You probably want to add it after it clears, before sweetening. Arne.


----------



## kevinlfifer (Sep 8, 2014)

I used 1 pack per gallon of strawberry and sweetened to taste. Its gone as well. Did the same mimiced a csmow with a lime wedge.

The rasberry makes a fun blue beverage. Sweet wine drinkers like it.


----------



## vernsgal (Sep 8, 2014)

the kool aid flavor dissipates pretty quick though.I've used it in a few fruit wines for the color but found after 6 months there was no taste of the kool aid left (which for me was a good thing  )


----------



## calvin (Sep 26, 2014)

I just put a couple drops of Brewers best strawberry flavoring in a glass of pee. I'm pretty sure I'll have 6 gallons of strawberry pee before you know it.


----------



## NorCal (Oct 14, 2014)

I split my batch into plain, with lemon koolaid, and with lime koolaid (Hulk Pee).

Like others have said more for color. I would reduce the amount of sugar when back sweetening, then add to color and taste in the Carboy before bottling.

ps, I liked plain the best.


----------



## NorCal (Oct 14, 2014)

Here's a pic






Along with my DB, that I bottled the same day.


----------



## Jocelyn (Nov 10, 2014)

Gorgeous stuff! I am looking to sweeten mine and add the Kool-Aid in the next couple of weeks. I know it's a lot of you say it was too sweet did you think it would be best if we added less sugar?


----------



## NorCal (Nov 11, 2014)

Jocelyn said:


> Gorgeous stuff! I am looking to sweeten mine and add the Kool-Aid in the next couple of weeks. I know it's a lot of you say it was too sweet did you think it would be best if we added less sugar?

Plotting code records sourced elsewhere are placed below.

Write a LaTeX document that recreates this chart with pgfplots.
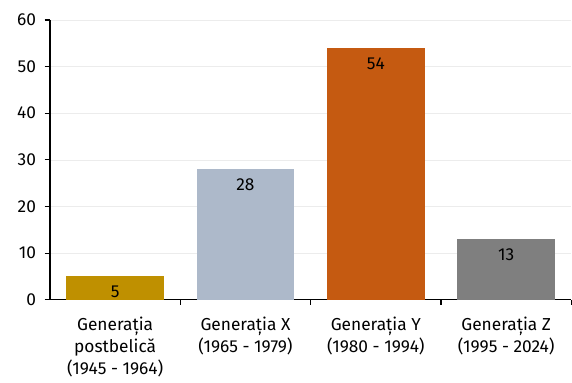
\documentclass[border=0pt]{standalone}
\usepackage{pgfplots}
\pgfplotsset{compat=1.18}
\usepackage{fontspec}
\setmainfont{Fira Sans}
\definecolor{cgold}{HTML}{BF9000}
\definecolor{cblue}{HTML}{ADB9CA}
\definecolor{corange}{HTML}{C55A11}
\definecolor{cgray}{HTML}{7F7F7F}
\begin{document}
\fontsize{13}{16.5}\selectfont
\begin{tikzpicture}
\begin{axis}[
    scale only axis,
    width=391.5pt, height=210pt,
    xmin=-0.5, xmax=3.5,
    ymin=0, ymax=60,
    ytick={0,10,...,60},
    xtick={0,1,2,3},
    xticklabels={{Generația\\postbelică\\(1945 - 1964)},{Generația X\\(1965 - 1979)},{Generația Y\\(1980 - 1994)},{Generația Z\\(1995 - 2024)}},
    xticklabel style={align=center, font=\fontsize{13}{16.5}\selectfont, yshift=-4.5pt},
    yticklabel style={font=\fontsize{13}{16.5}\selectfont, xshift=-2pt},
    major x tick style={draw=none},
    minor xtick={0.5,1.5,2.5,3.5},
    minor tick length=4pt,
    major tick length=4pt,
    tick align=outside,
    tick style={black, line width=0.8pt},
    axis x line*=bottom,
    axis y line*=left,
    axis line style={black, line width=1pt, -},
    ymajorgrids,
    grid style={gray!15, line width=0.4pt},
    /pgf/number format/assume math mode=true,
    ybar, bar width=0.75, bar shift=0pt,
    nodes near coords,
    every node near coord/.append style={anchor=north, yshift=-2.5pt, black, font=\fontsize{13}{14}\selectfont},
    clip=false,
]
\addplot[fill=cgold, draw=none] coordinates {(0,5)};
\addplot[fill=cblue, draw=none] coordinates {(1,28)};
\addplot[fill=corange, draw=none] coordinates {(2,54)};
\addplot[fill=cgray, draw=none] coordinates {(3,13)};
\end{axis}
\path (current axis.south west) ++(-37.5pt,-57pt) (current axis.north east) ++(0pt,15pt);
\end{tikzpicture}
\end{document}
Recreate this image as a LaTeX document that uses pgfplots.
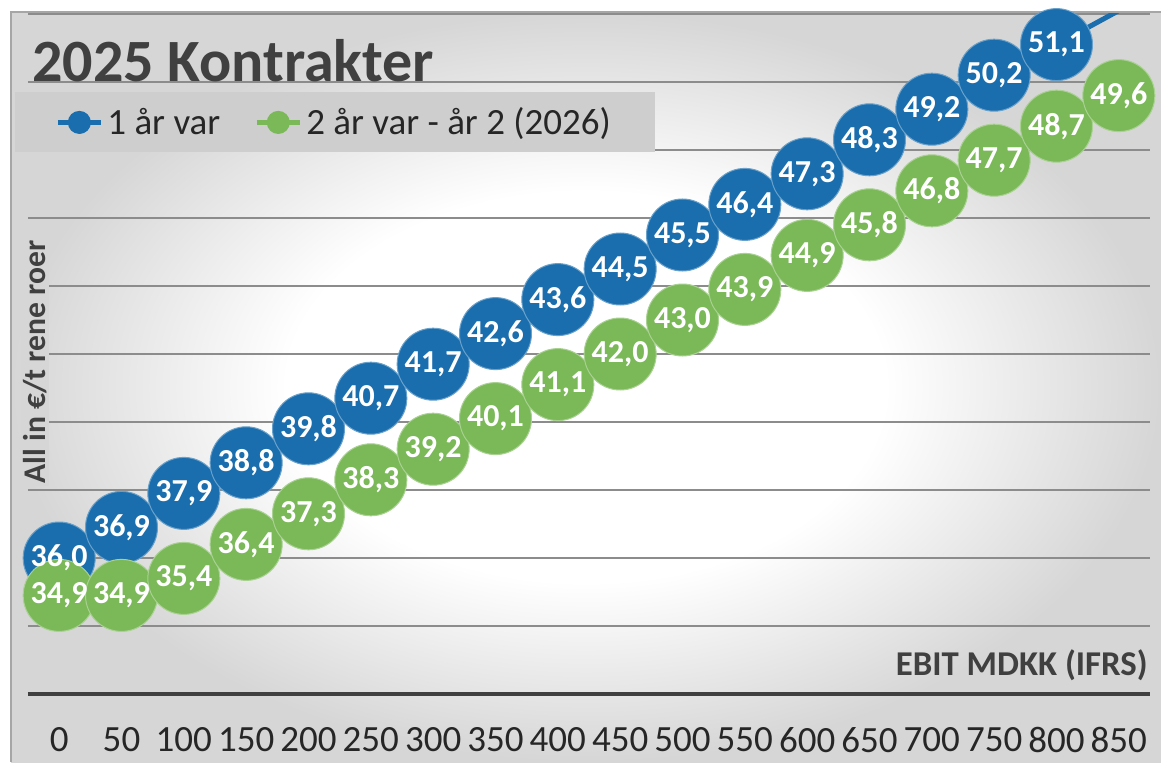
\documentclass[border=0pt]{standalone}
\usepackage{fontspec}
\setmainfont{Carlito}
\usepackage{pgfplots}
\pgfplotsset{compat=1.18}
\usepackage{pgfplotstable}
\definecolor{cblue}{RGB}{26,110,174}
\definecolor{cgreen}{RGB}{122,184,88}
\definecolor{bggray}{RGB}{214,214,214}
\definecolor{txtgray}{RGB}{64,64,64}
\definecolor{gridgray}{RGB}{140,140,140}
\definecolor{leggray}{RGB}{206,206,206}
\pgfdeclareradialshading{glow}{\pgfpoint{0bp}{0bp}}{color(0bp)=(white); color(13bp)=(white); color(25bp)=(bggray); color(50bp)=(bggray)}

\pgfplotstableread{
x y lab
0 36.0 36,0
50 36.9 36,9
100 37.9 37,9
150 38.8 38,8
200 39.8 39,8
250 40.7 40,7
300 41.7 41,7
350 42.6 42,6
400 43.6 43,6
450 44.5 44,5
500 45.5 45,5
550 46.4 46,4
600 47.3 47,3
650 48.3 48,3
700 49.2 49,2
750 50.2 50,2
800 51.1 51,1
}\blueTab

\pgfplotstableread{
x y
800 51.1
850 52.1
}\blueTail

\pgfplotstableread{
x y lab
0 34.9 34,9
50 34.9 34,9
100 35.4 35,4
150 36.4 36,4
200 37.3 37,3
250 38.3 38,3
300 39.2 39,2
350 40.1 40,1
400 41.1 41,1
450 42.0 42,0
500 43.0 43,0
550 43.9 43,9
600 44.9 44,9
650 45.8 45,8
700 46.8 46,8
750 47.7 47,7
800 48.7 48,7
850 49.6 49,6
}\greenTab

\begin{document}
\begin{tikzpicture}
\useasboundingbox (0pt,0pt) rectangle (580.5pt,381pt);
\fill[white] (0pt,0pt) rectangle (580.5pt,381pt);
\shade[shading=glow] (5.5pt,0pt) rectangle (580.5pt,375pt);
\draw[gray!70, line width=0.8pt] (5.5pt,0pt) -- (5.5pt,375pt) -- (580.5pt,375pt);

\begin{axis}[
  at={(14pt,34pt)}, anchor=south west, scale only axis,
  width=561pt, height=340pt,
  xmin=-25, xmax=875, ymin=32, ymax=52,
  axis line style={draw=none},
  xtick={0,50,...,850},
  ytick={34,36,...,52}, yticklabels={},
  major tick length=0pt,
  ymajorgrids, grid style={gridgray, line width=0.7pt},
  extra y ticks={32}, extra y tick labels={},
  extra y tick style={grid style={black!75, line width=2pt}},
  xticklabel style={anchor=center, yshift=-23pt, font=\fontsize{18.5}{22}\selectfont, text=black!85},
  /pgf/number format/assume math mode=true,
  legend style={at={(-0.0116,0.8853)}, anchor=north west, fill=leggray, draw=none,
    inner xsep=20pt, inner ysep=5.5pt, font=\fontsize{18.5}{22}\selectfont, text=black!85,
    /tikz/every even column/.append style={column sep=15pt}},
  legend columns=2, legend cell align=left,
  legend image code/.code={\draw[line width=2.5pt] (0pt,0pt) -- (21.5pt,0pt); \fill (10.75pt,0pt) circle (4.5pt);},
]
\addplot[cblue, line width=2.5pt, forget plot] table[x=x,y=y] {\blueTail};
\addplot[cblue, line width=2.5pt, mark=*, mark size=18pt, mark options={draw=white!35!cblue, line width=0.5pt, fill=cblue}] table[x=x,y=y] {\blueTab};
\addlegendentry{1 år var}
\addplot[cgreen, line width=2.5pt, mark=*, mark size=18pt, mark options={draw=white!35!cgreen, line width=0.5pt, fill=cgreen}] table[x=x,y=y] {\greenTab};
\addlegendentry{2 år var - år 2 (2026)}
\addplot[draw=none, mark=none, forget plot, nodes near coords, point meta=explicit symbolic,
  every node near coord/.style={anchor=center, text=white, font=\bfseries\fontsize{16}{18}\selectfont}]
  table[x=x,y=y,meta=lab] {\blueTab};
\addplot[draw=none, mark=none, forget plot, nodes near coords, point meta=explicit symbolic,
  every node near coord/.style={anchor=center, text=white, font=\bfseries\fontsize{16}{18}\selectfont}]
  table[x=x,y=y,meta=lab] {\greenTab};
\end{axis}

\node[anchor=base west, font=\bfseries\fontsize{30}{36}\selectfont, text=txtgray, inner sep=0pt] at (16pt,340pt) {2025 Kontrakter};
\node[rotate=90, font=\bfseries\fontsize{15.8}{18}\selectfont, text=txtgray, fill=bggray, inner sep=1pt] at (17.5pt,200pt) {All in €/t rene roer};
\node[anchor=east, font=\bfseries\fontsize{17.4}{20}\selectfont, text=txtgray, inner sep=0pt] at (574pt,48.5pt) {EBIT MDKK (IFRS)};
\end{tikzpicture}
\end{document}
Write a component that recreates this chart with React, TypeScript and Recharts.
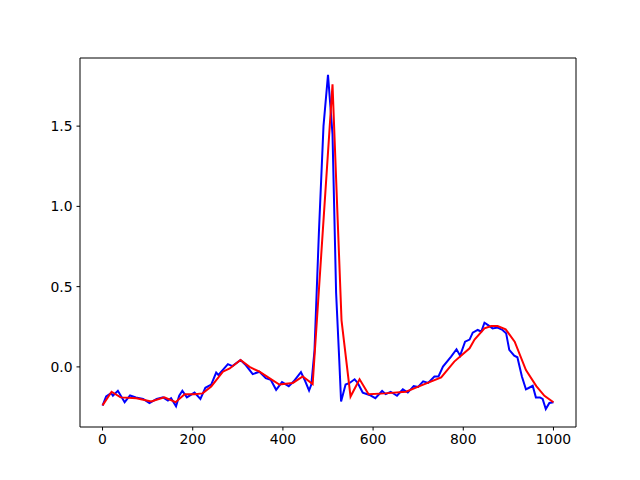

I think that would be a good idea, and add a little kool-aid at a time, while constantly tasting it. You can always add more, but once it's in the skeeter, it's there to stay.


----------



## calvin (Nov 11, 2014)

I would suggest using Watkins extracts or Brewers best flavorings over kool-aid. If you want color, use food coloring. Just my $.02.


----------